GoMinHash
MinHash Background and Algorithm
MinHash is a locality sensitive hashing technique for hashing
documents to determine similarity. This approach is approx. equal
to the Jaccard Index of tokenized word sets.
For comparison, we will use the MinHash algorithm to calculate short
signature vectors to represent the documents. These MinHash
signatures can then be compared quickly by counting the ratio
of components in which the signatures agree over the total number of components.

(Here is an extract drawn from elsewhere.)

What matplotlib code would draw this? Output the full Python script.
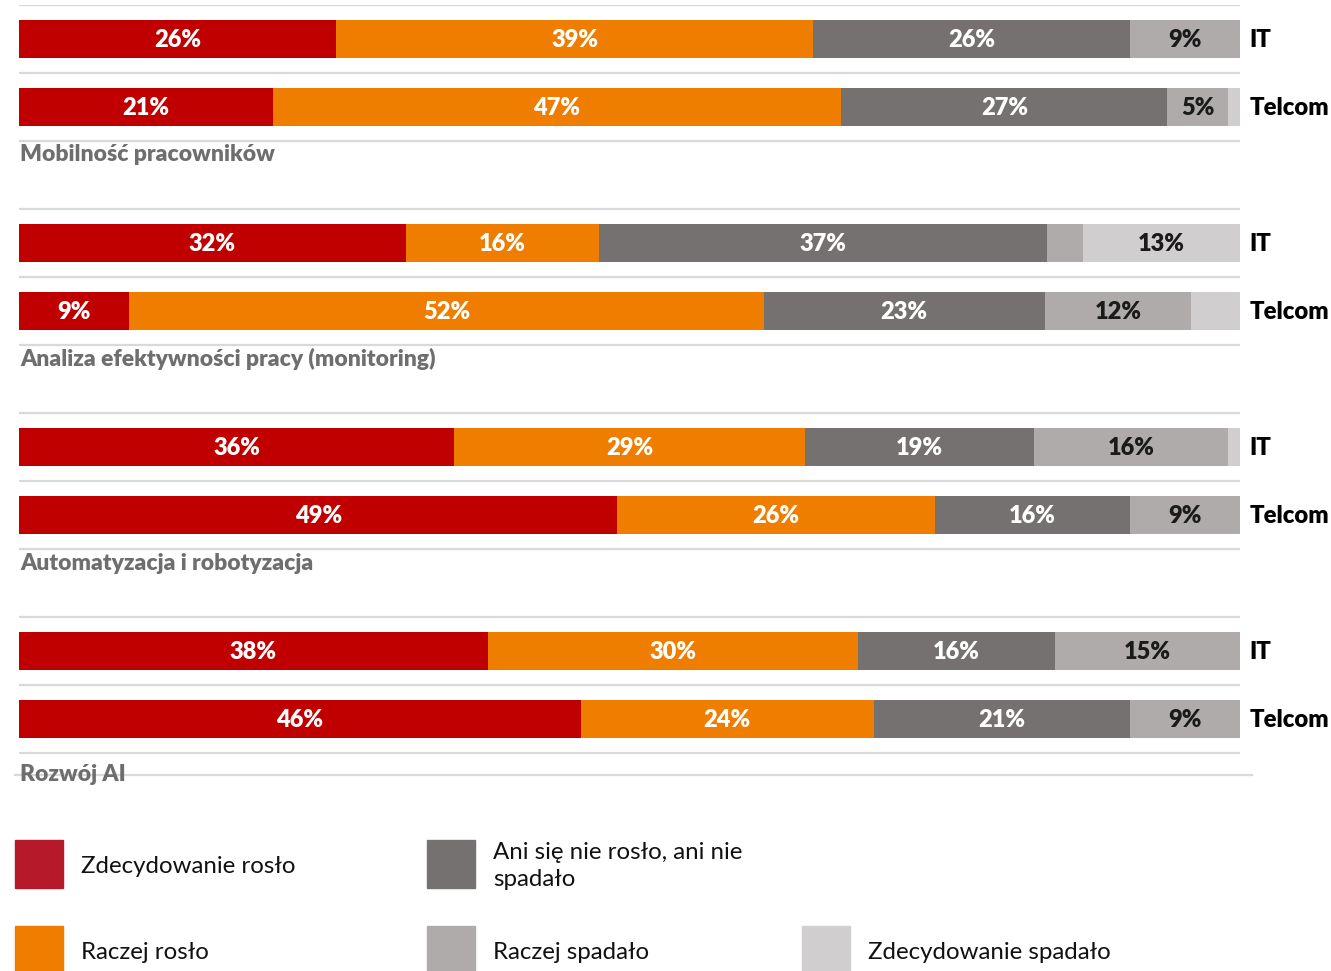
import matplotlib
matplotlib.use("Agg")
import matplotlib.pyplot as plt
from matplotlib.patches import Rectangle
import numpy as np

plt.rcParams['font.family'] = ['Lato', 'DejaVu Sans']

# dane
groups = ['Mobilność pracowników',
          'Analiza efektywności pracy (monitoring)',
          'Automatyzacja i robotyzacja',
          'Rozwój AI']
sectors = ['IT', 'Telcom']
answers = ['Zdecydowanie rosło', 'Raczej rosło', 'Ani się nie rosło, ani nie\nspadało',
           'Raczej spadało', 'Zdecydowanie spadało']

# procenty: [zdecydowanie rosło, raczej rosło, ani/ani, raczej spadało, zdecydowanie spadało]
it_values = [
    [26, 39, 26, 9, 0],
    [32, 16, 37, 3, 13],
    [36, 29, 19, 16, 1],
    [38, 30, 16, 15, 0],
]
telcom_values = [
    [21, 47, 27, 5, 1],
    [9, 52, 23, 12, 4],
    [49, 26, 16, 9, 0],
    [46, 24, 21, 9, 0],
]
# male segmenty bez etykiety
hidden = {(1, 'IT', 3), (0, 'Telcom', 4), (1, 'Telcom', 4), (2, 'IT', 4)}

colors = ['#C00000', '#EE7D00', '#767171', '#AFABAB', '#D0CECE']
legend_colors = ['#B5192A', '#EE7D00', '#767171', '#AFABAB', '#D0CECE']
label_colors = ['white', 'white', 'white', '#1A1A1A', '#1A1A1A']

W, H = 1331, 971
fig = plt.figure(figsize=(W / 100, H / 100), dpi=100)

# os wykresu: 12 slotow po 68 px, od y=5 px
left, right = 19, 1240
top, slot = 5, 68
ax = fig.add_axes([left / W, 1 - (top + 12 * slot) / H, (right - left) / W, 12 * slot / H])
ax.set_xlim(0, 100)
ax.set_ylim(11.5, -0.5)
ax.axis('off')

line_col = '#D9D9D9'
name_shift = [1.7, 1.7, 1.72, 1.82]
for g, name in enumerate(groups):
    base = 3 * g
    for b in (base - 0.5, base + 0.5, base + 1.5):
        ax.plot([0, 100], [b, b], color=line_col, lw=1.6, zorder=1, solid_capstyle='butt')
    for s, (sector, vals) in enumerate(zip(sectors, [it_values[g], telcom_values[g]])):
        y = base + s
        vals = np.array(vals, dtype=float)
        widths = vals / vals.sum() * 100
        starts = np.concatenate([[0], np.cumsum(widths)[:-1]])
        for i in range(5):
            if vals[i] <= 0:
                continue
            ax.barh(y, widths[i], left=starts[i], height=0.56, color=colors[i],
                    edgecolor='none', zorder=2)
            if (g, sector, i) in hidden:
                continue
            ax.text(starts[i] + widths[i] / 2, y + 0.02, '%d%%' % vals[i], ha='center', va='center',
                    color=label_colors[i], fontsize=17, fontweight='heavy', zorder=3)
        ax.text(100.8, y + 0.02, sector, ha='left', va='center', fontsize=17.2,
                fontweight='heavy', color='black', clip_on=False)
    ax.text(0.1, base + name_shift[g], name, ha='left', va='center', fontsize=16.5,
            fontweight='heavy', color='#6E6E6E', zorder=3)

# dolna linia pod ostatnia grupa
ax.plot([-0.3, 101], [10.82, 10.82], color=line_col, lw=1.6, zorder=1, clip_on=False)

# legenda
legend_pos = [(15, 840), (15, 926), (427, 840), (427, 926), (802, 926)]
for (x, y), c, txt in zip(legend_pos, legend_colors, answers):
    fig.patches.append(Rectangle((x / W, 1 - (y + 48) / H), 48 / W, 48 / H,
                                 transform=fig.transFigure, color=c))
    fig.text((x + 66) / W, 1 - (y + 26) / H, txt, ha='left', va='center',
             fontsize=17.3, color='#111111', linespacing=1.3)

fig.savefig('out.png', dpi=100)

MinHash is approx. equal to Jaccard. We show this in the hash_test unittest file.
Definitions:
Shingle - unsigned 32 bit integer which represents the id of
the string hashed
You can think of shingles as being unique ids for all possible strings
before they are hashed
Str = x, f(x) -> g where f'(g) -> x
The same valued string will always produce the same shingle value
Str = x = y, f(x) = f(y) = g, where x = y
MinHash - Hashed signature of a document; It's computed by taking the
minimum hashed value for all k hash functions in the
hash family, H. Once the min hash value is found
then it is appended to the signature.
SingleSet - Set of shingles; A single shingle set represents one document
https://en.wikipedia.org/wiki/MinHash
How to test
$ go test
Example Usage
left := "I made this."
right := "You made this? I made this."
sim := minHashSimilarity(GenerateMinHash(left), GenerateMinHash(right))
sim
will contain the Jaccard Similarity between the left
and right
strings. By generating the min hash signatures we can quickly obtain similarities between the two string segments.